Search code examples
javahashrdfhashcodetriples

How to partition RDF triples in Java based on subject


For partitioning RDF triples by subject, I use String.hashCode() of the subject and put the triple in the corresponding partition. The goal is to be able to process the partitioned files in memory(processing large file may not be possible).

Now in order to have a restricted number of partitions, i do the following.
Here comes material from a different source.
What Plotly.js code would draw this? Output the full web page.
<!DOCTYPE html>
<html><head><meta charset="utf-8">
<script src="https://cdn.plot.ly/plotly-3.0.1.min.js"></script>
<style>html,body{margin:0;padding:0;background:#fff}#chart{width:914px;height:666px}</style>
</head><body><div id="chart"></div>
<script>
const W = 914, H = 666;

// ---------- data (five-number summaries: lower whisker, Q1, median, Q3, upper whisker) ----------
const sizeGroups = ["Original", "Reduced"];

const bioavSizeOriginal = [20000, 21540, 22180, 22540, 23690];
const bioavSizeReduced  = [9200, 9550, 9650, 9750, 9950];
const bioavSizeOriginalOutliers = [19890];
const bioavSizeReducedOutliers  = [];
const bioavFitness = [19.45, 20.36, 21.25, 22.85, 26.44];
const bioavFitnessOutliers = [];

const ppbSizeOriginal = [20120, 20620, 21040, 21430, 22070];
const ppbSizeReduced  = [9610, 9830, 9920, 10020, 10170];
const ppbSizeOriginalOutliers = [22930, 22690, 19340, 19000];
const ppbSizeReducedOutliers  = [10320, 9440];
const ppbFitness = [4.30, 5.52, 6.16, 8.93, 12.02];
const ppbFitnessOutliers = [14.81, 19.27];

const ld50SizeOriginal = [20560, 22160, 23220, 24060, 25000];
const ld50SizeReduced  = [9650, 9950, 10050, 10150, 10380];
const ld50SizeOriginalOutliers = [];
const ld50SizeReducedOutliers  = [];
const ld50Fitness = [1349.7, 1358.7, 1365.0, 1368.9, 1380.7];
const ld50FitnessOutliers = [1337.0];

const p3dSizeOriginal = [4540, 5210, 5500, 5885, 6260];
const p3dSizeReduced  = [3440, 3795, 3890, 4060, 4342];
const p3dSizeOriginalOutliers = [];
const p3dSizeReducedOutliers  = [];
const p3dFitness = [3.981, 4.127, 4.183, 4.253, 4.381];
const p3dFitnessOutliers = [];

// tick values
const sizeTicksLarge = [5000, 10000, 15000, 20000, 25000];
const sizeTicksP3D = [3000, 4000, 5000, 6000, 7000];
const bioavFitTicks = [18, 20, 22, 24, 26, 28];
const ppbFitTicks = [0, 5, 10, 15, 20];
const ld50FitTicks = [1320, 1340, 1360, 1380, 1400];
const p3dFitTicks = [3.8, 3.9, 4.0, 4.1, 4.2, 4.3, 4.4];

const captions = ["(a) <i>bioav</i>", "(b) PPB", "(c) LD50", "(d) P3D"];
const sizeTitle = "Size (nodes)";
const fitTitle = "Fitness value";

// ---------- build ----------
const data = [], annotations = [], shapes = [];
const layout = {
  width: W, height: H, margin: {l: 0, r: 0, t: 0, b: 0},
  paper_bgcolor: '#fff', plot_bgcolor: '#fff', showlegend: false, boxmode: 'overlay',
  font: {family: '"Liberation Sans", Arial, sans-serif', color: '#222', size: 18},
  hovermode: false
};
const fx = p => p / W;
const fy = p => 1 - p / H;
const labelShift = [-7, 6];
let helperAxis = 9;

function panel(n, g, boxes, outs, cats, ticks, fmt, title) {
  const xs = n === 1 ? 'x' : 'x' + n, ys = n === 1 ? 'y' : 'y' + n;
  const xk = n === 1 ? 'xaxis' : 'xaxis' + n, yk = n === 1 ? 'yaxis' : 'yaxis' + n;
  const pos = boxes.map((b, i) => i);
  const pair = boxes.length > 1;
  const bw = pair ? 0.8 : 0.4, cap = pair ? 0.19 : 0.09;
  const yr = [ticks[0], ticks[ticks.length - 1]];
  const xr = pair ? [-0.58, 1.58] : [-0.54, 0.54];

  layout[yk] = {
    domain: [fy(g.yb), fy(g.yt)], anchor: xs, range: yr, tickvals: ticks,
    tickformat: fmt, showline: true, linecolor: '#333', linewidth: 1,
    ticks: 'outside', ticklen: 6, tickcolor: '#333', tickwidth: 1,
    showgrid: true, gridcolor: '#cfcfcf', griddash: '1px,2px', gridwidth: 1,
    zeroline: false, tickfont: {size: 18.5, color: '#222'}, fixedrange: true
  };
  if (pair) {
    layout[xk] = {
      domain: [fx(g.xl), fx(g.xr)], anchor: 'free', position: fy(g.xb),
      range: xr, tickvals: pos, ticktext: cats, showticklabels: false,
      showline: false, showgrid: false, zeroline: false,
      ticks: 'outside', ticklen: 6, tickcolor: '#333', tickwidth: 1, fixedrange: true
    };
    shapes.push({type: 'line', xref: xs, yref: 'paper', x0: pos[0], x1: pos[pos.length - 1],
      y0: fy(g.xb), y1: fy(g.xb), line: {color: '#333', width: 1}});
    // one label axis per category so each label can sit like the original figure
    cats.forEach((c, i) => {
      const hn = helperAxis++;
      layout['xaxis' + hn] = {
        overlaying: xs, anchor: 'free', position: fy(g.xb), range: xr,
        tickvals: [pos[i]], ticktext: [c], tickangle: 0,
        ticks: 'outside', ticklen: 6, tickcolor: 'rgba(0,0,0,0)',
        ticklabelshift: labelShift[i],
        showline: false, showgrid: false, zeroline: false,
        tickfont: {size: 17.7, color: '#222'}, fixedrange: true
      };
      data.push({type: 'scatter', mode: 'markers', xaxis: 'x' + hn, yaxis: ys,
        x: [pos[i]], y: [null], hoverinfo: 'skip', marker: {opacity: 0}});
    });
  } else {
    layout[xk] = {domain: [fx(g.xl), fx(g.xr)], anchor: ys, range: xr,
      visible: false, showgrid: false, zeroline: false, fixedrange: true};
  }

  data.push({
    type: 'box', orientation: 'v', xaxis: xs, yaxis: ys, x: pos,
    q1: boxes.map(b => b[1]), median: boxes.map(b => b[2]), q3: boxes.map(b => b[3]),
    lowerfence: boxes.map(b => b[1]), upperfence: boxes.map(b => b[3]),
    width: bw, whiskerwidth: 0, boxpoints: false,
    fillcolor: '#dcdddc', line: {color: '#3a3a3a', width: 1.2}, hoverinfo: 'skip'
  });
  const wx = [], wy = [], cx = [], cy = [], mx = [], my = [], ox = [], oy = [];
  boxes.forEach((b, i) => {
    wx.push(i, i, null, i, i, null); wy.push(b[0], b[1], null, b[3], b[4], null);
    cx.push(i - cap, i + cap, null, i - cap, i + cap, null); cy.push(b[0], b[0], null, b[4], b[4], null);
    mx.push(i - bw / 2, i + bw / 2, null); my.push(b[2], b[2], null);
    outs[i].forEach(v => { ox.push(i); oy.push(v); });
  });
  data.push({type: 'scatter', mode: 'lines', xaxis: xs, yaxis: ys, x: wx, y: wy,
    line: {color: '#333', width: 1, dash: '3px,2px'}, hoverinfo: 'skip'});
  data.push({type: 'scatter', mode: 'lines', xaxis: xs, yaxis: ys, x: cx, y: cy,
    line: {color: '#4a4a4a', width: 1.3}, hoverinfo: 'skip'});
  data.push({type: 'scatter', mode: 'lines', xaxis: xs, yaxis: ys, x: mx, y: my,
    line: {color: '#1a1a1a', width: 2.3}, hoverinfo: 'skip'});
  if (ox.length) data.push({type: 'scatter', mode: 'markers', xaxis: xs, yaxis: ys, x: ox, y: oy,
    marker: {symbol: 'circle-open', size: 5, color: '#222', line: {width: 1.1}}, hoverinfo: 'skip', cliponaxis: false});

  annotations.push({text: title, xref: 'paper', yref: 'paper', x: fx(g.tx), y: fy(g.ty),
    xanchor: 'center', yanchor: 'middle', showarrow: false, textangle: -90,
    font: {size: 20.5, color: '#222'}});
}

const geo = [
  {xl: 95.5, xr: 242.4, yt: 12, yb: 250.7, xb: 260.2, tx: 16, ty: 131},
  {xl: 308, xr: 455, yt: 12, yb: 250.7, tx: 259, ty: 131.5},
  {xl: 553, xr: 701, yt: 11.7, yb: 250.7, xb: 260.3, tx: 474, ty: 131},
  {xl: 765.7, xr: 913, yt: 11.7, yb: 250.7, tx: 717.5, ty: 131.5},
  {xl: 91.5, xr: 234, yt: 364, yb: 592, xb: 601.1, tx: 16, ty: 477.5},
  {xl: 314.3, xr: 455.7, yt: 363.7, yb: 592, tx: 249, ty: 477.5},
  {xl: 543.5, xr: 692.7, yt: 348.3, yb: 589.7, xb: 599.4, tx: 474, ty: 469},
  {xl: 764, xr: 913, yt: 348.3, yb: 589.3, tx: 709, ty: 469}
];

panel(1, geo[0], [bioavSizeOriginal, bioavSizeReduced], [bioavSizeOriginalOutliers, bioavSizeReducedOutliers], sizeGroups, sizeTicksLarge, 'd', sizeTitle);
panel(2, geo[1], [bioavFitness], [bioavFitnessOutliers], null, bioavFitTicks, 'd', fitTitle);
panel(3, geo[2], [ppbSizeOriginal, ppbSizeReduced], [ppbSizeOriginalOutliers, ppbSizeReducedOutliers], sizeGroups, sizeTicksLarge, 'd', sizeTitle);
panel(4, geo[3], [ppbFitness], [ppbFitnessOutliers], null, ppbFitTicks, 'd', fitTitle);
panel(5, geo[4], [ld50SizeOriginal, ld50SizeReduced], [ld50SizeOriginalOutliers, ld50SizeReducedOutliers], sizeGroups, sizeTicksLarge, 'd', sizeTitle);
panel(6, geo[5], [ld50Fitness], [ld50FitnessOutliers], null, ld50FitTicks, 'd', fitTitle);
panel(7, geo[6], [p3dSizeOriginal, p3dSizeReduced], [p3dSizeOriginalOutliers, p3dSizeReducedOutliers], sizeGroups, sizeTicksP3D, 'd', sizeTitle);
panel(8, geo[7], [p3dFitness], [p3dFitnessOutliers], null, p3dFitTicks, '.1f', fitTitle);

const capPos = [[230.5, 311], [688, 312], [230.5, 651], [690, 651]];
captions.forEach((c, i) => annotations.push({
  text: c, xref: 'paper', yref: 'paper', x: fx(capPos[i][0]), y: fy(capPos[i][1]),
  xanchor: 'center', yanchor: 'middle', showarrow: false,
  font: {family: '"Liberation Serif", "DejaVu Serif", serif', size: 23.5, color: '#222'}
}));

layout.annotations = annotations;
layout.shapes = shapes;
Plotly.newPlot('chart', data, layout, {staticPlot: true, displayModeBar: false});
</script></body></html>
Assuming that we want to have 10 partitions, out of a large RDF file:

    String subject; 
    partitionFileName = subject.hashCode / (Integer.MAX_VALUE/10)
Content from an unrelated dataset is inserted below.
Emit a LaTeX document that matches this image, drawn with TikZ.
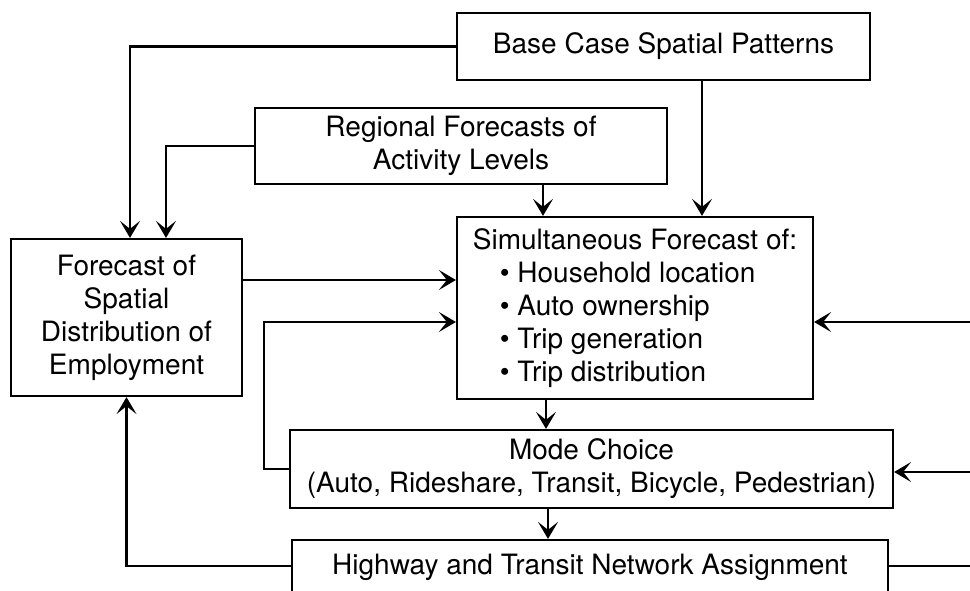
\documentclass[tikz,border=0pt]{standalone}
\usepackage{fontspec}
\setmainfont{TeX Gyre Heros}
\usetikzlibrary{arrows.meta,calc}

\tikzset{
  box/.style={draw, line width=2.2pt, inner sep=0pt, align=center,
              font=\fontsize{28pt}{33pt}\selectfont},
  link/.style={line width=2.2pt},
  arr/.style={link, -{Stealth[length=17pt,width=20pt,inset=8pt]}}
}

\begin{document}
\begin{tikzpicture}[x=1pt,y=-1pt]
  \useasboundingbox (0,0) rectangle (970,591);
  \clip (0,0) rectangle (970,591);

  % process boxes
  \node[box, minimum width=413pt, minimum height=67pt] (base) at (663.5,46.5)
    {Base Case Spatial Patterns};
  \node[box, minimum width=412pt, minimum height=76pt] (reg) at (461,146)
    {Regional Forecasts of\\Activity Levels};
  \node[box, minimum width=231pt, minimum height=157pt] (fore) at (126.5,317.5)
    {Forecast of\\Spatial\\Distribution of\\Employment};
  \node[box, align=left, minimum width=356pt, minimum height=182pt] (sim) at (635,308)
    {Simultaneous Forecast of:\\
     \hspace*{27pt}\textbullet\ Household location\\
     \hspace*{27pt}\textbullet\ Auto ownership\\
     \hspace*{27pt}\textbullet\ Trip generation\\
     \hspace*{27pt}\textbullet\ Trip distribution};
  \node[box, minimum width=603pt, minimum height=78pt] (mode) at (591.5,469)
    {Mode Choice\\(Auto, Rideshare, Transit, Bicycle, Pedestrian)};
  \node[box, minimum width=596pt, minimum height=55pt] (hwy) at (590,567.5)
    {Highway and Transit Network Assignment};

  % bend points and loose ends at the right margin
  \coordinate (loopx) at (264,0);
  \coordinate (inS) at (970,322);
  \coordinate (inM) at (970,472);
  \coordinate (outH) at (970,566);

  % inputs to the employment forecast
  \draw[arr] (base.west) -| ([xshift=3.5pt]fore.north);
  \draw[arr] (reg.west) -| ([xshift=39.5pt]fore.north);

  % inputs to the simultaneous forecast
  \draw[arr] ([xshift=38.5pt]base.south) -- ([xshift=38.5pt]base.south |- sim.north);
  \draw[arr] ([xshift=82pt]reg.south) -- ([xshift=82pt]reg.south |- sim.north);
  \draw[arr] ([yshift=37.5pt]fore.east) -- ([yshift=37.5pt]fore.east -| sim.west);

  % main chain
  \draw[arr] ([xshift=-89pt]sim.south) -- ([xshift=-89pt]sim.south |- mode.north);
  \draw[arr] ([xshift=-43.5pt]mode.south) -- ([xshift=-43.5pt]mode.south |- hwy.north);

  % feedback from mode choice
  \draw[arr] (mode.west) -| (loopx |- inS) -- (inS -| sim.west);

  % feedback from network assignment
  \draw[arr] ([yshift=1.5pt]hwy.west) -| (fore.south);
  \draw[link] ([yshift=1.5pt]hwy.east) -- (outH);

  % inputs entering from the right
  \draw[arr] (inS) -- (inS -| sim.east);
  \draw[arr] (inM) -- (inM -| mode.east);
\end{tikzpicture}
\end{document}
Therefore all the triples with the same subjects will be in one partition and overall we will have 10 partitions.

Now the problem is, when the triples have different distributions, it can lead to very big or very small partitions which are undesired.
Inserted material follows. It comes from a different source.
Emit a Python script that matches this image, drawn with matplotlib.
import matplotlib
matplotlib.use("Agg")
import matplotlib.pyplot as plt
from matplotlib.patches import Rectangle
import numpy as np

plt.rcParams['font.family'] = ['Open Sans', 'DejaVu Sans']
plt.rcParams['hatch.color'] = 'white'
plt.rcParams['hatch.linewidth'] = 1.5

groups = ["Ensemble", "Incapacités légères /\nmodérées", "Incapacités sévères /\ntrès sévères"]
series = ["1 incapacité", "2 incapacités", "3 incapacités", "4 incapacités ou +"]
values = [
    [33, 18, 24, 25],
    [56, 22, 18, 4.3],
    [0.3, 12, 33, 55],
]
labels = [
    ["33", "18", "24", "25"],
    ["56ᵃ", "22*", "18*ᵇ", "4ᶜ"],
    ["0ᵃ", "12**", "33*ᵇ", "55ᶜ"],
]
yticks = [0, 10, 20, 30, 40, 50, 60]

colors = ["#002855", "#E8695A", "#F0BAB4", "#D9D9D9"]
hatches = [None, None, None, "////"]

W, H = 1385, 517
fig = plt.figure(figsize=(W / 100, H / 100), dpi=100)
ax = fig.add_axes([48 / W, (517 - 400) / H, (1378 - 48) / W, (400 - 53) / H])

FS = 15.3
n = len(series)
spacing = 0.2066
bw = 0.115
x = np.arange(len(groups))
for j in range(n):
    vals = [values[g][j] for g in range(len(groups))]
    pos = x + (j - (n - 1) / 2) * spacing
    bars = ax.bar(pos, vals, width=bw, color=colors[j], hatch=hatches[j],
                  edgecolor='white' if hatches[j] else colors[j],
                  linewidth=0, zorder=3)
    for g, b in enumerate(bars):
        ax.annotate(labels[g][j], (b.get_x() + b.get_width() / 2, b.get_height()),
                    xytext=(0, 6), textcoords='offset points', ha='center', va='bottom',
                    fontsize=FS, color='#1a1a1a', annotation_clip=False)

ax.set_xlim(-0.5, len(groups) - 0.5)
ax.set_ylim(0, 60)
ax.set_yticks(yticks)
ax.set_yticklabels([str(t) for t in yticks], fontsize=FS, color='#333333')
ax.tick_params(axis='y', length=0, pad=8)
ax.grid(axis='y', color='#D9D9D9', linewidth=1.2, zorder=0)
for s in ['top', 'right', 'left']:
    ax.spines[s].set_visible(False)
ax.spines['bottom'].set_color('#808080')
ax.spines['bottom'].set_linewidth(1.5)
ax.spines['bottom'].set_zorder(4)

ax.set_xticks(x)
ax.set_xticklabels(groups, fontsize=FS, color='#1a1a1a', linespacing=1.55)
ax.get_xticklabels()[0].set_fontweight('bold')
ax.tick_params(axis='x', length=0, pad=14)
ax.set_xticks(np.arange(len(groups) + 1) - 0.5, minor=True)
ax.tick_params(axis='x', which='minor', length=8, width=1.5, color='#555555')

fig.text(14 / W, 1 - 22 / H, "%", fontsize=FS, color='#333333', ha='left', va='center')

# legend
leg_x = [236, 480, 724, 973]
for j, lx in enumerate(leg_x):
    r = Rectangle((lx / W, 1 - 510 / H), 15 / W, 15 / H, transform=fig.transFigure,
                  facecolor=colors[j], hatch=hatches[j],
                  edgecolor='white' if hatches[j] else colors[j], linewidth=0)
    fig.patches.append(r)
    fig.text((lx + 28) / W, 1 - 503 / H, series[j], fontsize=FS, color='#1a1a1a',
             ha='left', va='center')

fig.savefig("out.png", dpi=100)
Does anybody have any suggestion?

Thank you in advance.


Solution

  • Algorithm:

    • Create a partition for each subject (this can be done on the fly during RDF processing)
    • For each triple, assign it to a partition according to the subject and memoize the subject-partition mapping
    • While number of partitions > 10, merge the two smallest partitions and update the map

    Pros:

    • Ensures all triples with the same subject are in the same partition
    • Balanced as long as your data isn't terribly lopsided
    • You don't have to use the hashcode if you don't want to

    Cons:

    • Additional processing time, though not an onerous amount; this is O(n * m) where n is the number of triples and m is the number of distinct subjects
    • Disparate partition sizes if your data is greatly uneven, but this is unavoidable given that you want all triples with the same subject in the same partition
    • You have to maintain the mapping to perform lookups against, but this is ultimately trivial to do and a constant time operation

    If you don't care about keeping same-subject triples within a single partition, then just create ten buckets and fill them round-robin. O(n) and as balanced as possible.